Con buen tino, los productores del documental La vida examinada pescaron a Kwame Anthony Appiah en el aeropuerto de Toronto. Su vida y sus ideas han estado atadas a una maleta, en el puente de un continente a otro. La cinta de Astra Taylor presenta un curioso desfile de pensadores contemporáneos. Mientras Slavoj Zizek refunfuña frente a un basurero, Appiah habla con tranquilidad y elegancia. No sabemos si llega, se va, o si está cambiando un avión por otro. Lo que se ve es que no tiene prisa. Se desplaza por los pasillos del aeropuerto reivindicando la serena ética del cosmopolita antes que la inquietud del nómada. Si una mañana caminamos por una avenida de Nueva York, dice, nos encontraremos con más seres humanos de los que los antiguos habrían conocido en toda su vida. Toda la Atenas de Sócrates podría dormir en unos cuantos edificios. La unidad política era diminuta: todos los ciudadanos se conocían, no había sitio para el anonimato. La comunidad política era, literalmente, familiaridad. La convivencia en la ciudad partía de la existencia de una sola cultura, un espacio común, un lenguaje compartido, una plaza donde todos nos encontramos. El espacio de la política cambió radicalmente. Primero apareció el estado nacional y después algo más grande que aún no encuentra nombre. Appiah cree que esa mutación nos exige reconocer una responsabilidad que va más allá de nuestro núcleo: pensar con seriedad qué significa ser ciudadano del mundo. Necesitamos ejercitar el hábito de la coexistencia, es decir, recuperar la conversación en su sentido básico. Escucharnos, si vamos a vivir juntos.

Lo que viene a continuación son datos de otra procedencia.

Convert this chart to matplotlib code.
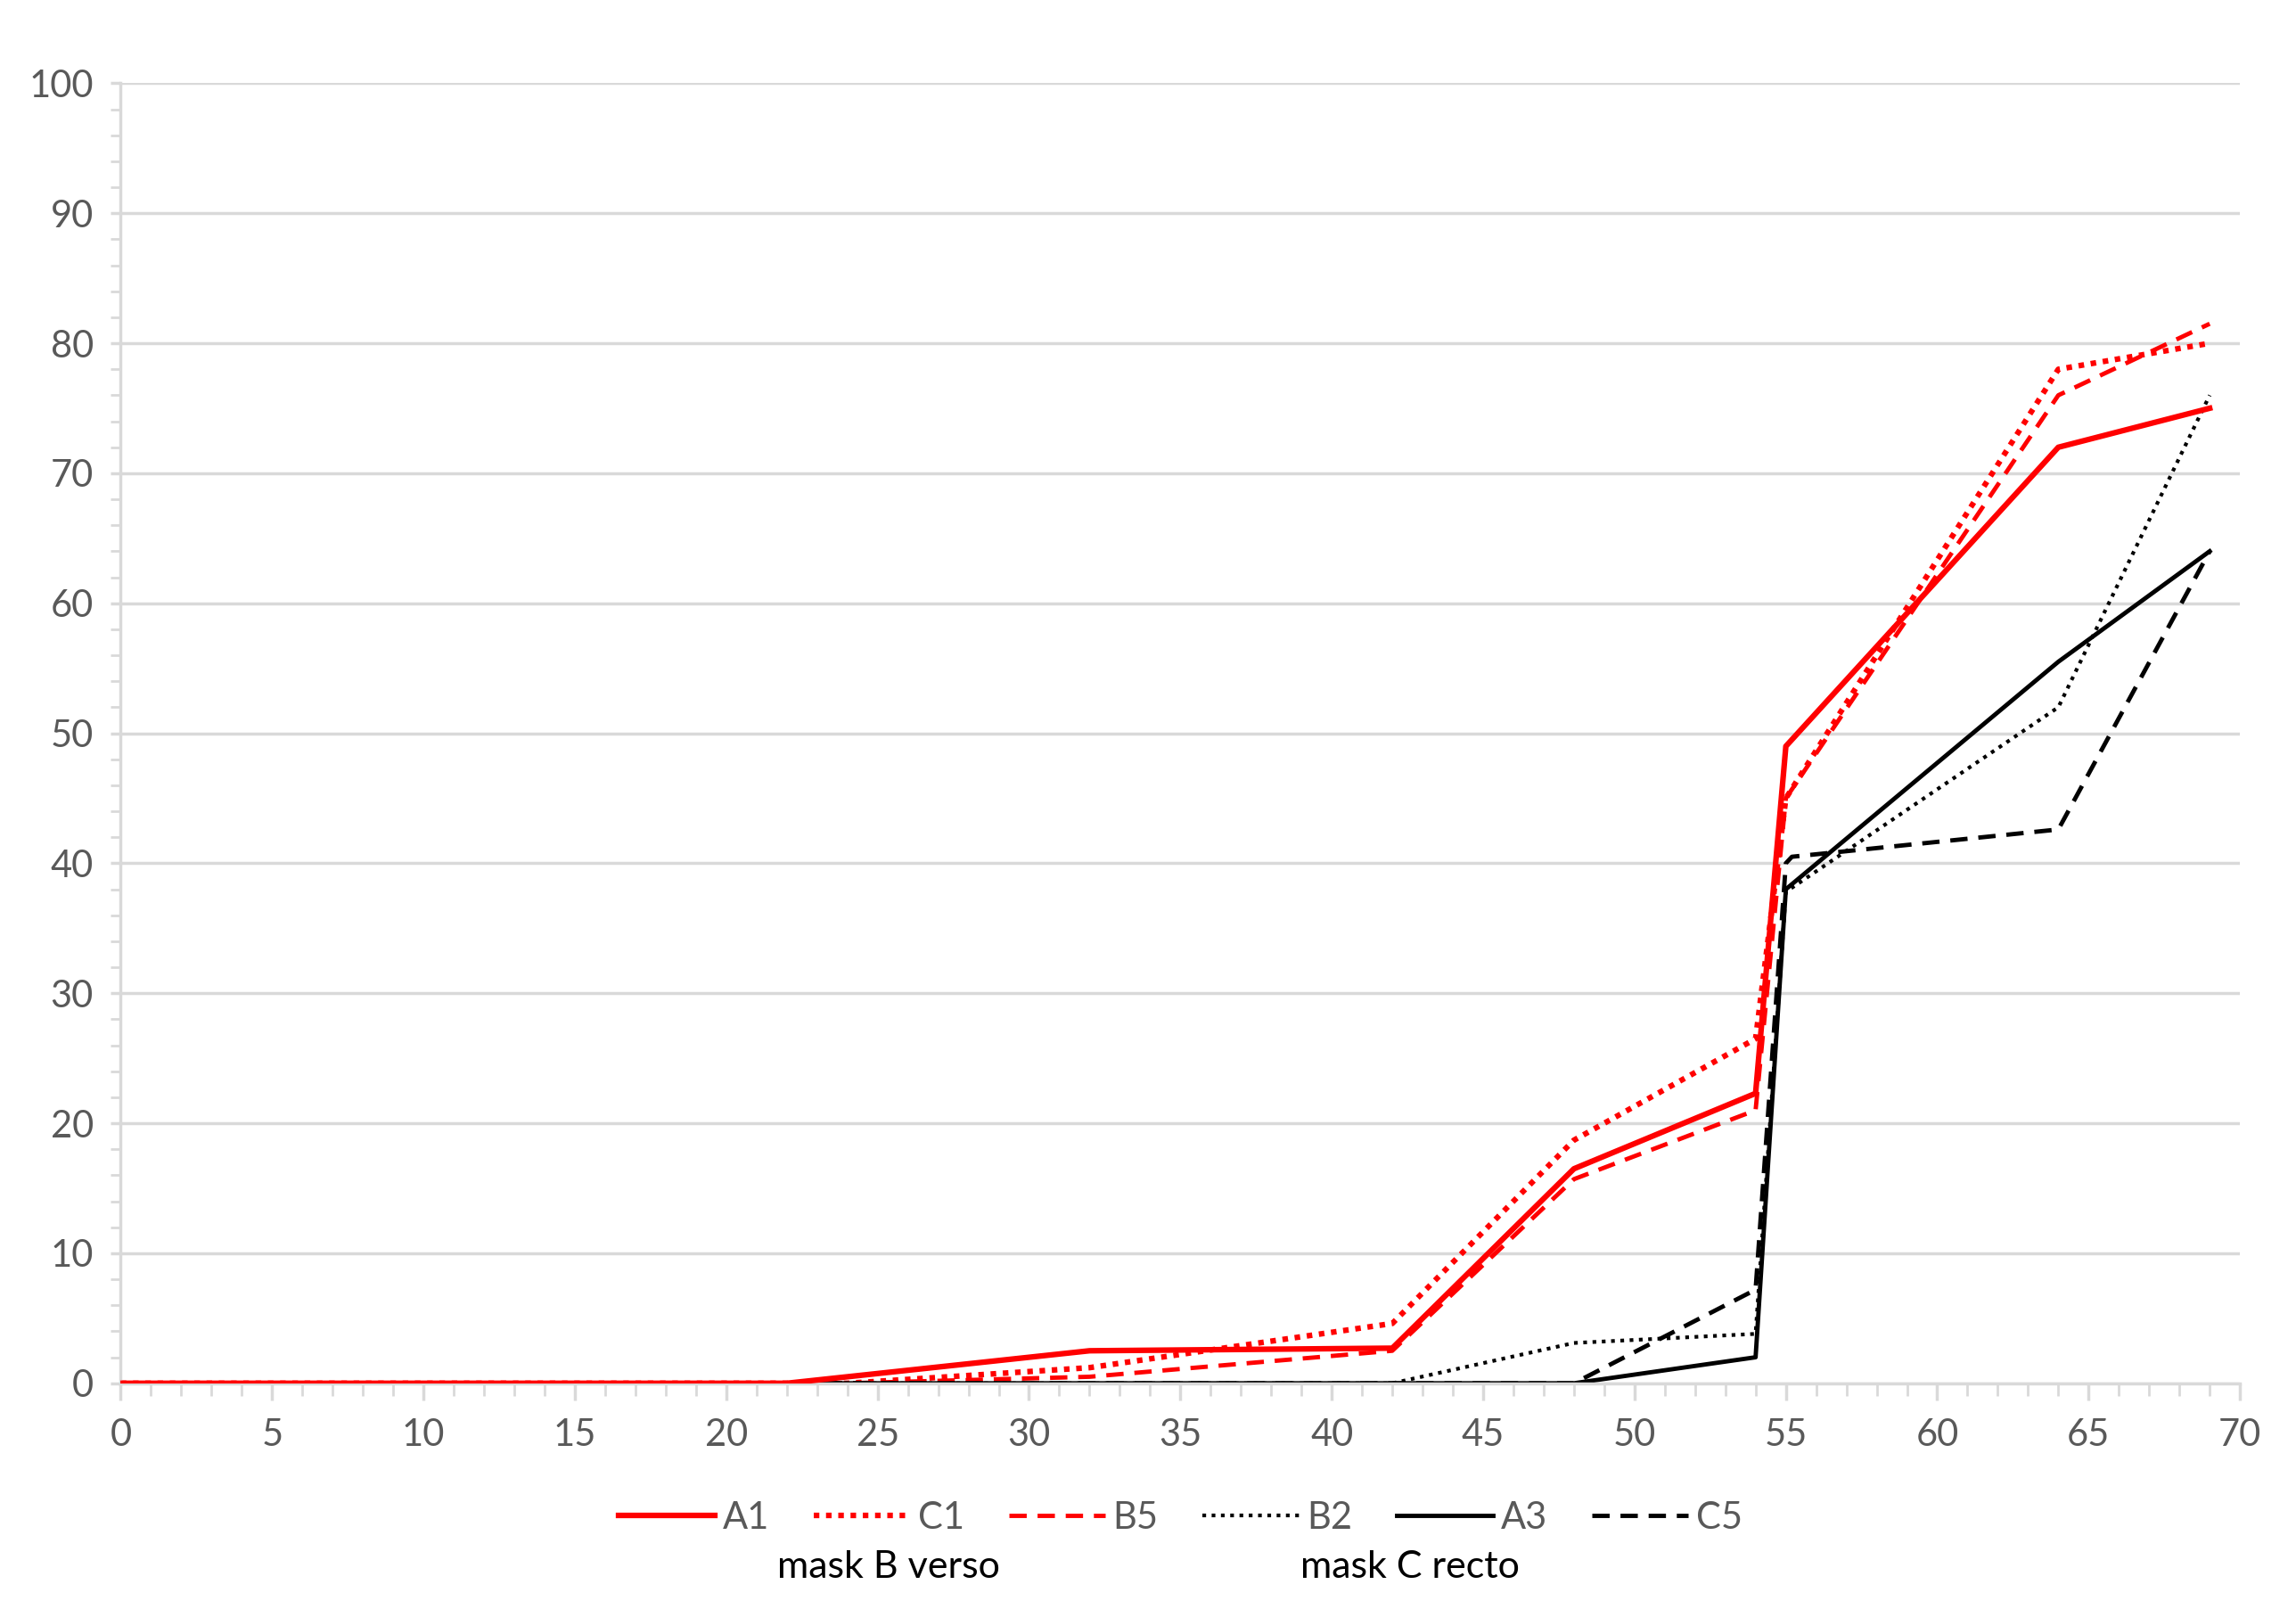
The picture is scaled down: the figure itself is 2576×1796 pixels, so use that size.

La idea de una hermética identidad cultural se ha impuesto. Culturas vistas como fortalezas en irremediable rivalidad. Cuando Samuel Huntington habló de civilizaciones en pugna muchos pararon la oreja. Al caer las torres gemelas, muchos más lo convirtieron en oráculo: las guerras que vienen no serán pleitos económicos ni territoriales: será embestidas de una cultura contra otra; unos devotos contra otros; algún dios contra sus infieles. Esta visión ignora que la membrana de las culturas (si es que la tienen) es porosa. No es metal lo que recubre las civilizaciones. Más aún, los encuentros (y desencuentros) reales son intercambios entre hombre y mujeres de carne y hueso.
La filosofía de Kwame Anthony Appiah apuesta a la recuperación de la sensibilidad moral antes que al hallazgo de un consenso normativo. Sensatez del nombre de pila: filosofía para Juan y para Verónica; no para el mexicano, el musulmán, el negro, el homosexual. De abstracciones están hechas las teorías pero las relaciones sociales se tejen con carne y hueso. La razón política no puede ser la excusa para ignorar al otro concreto, al disfrazarlo con una abstracta identidad. Odios y fraternidades abstractas frenan la fluidez de lo real.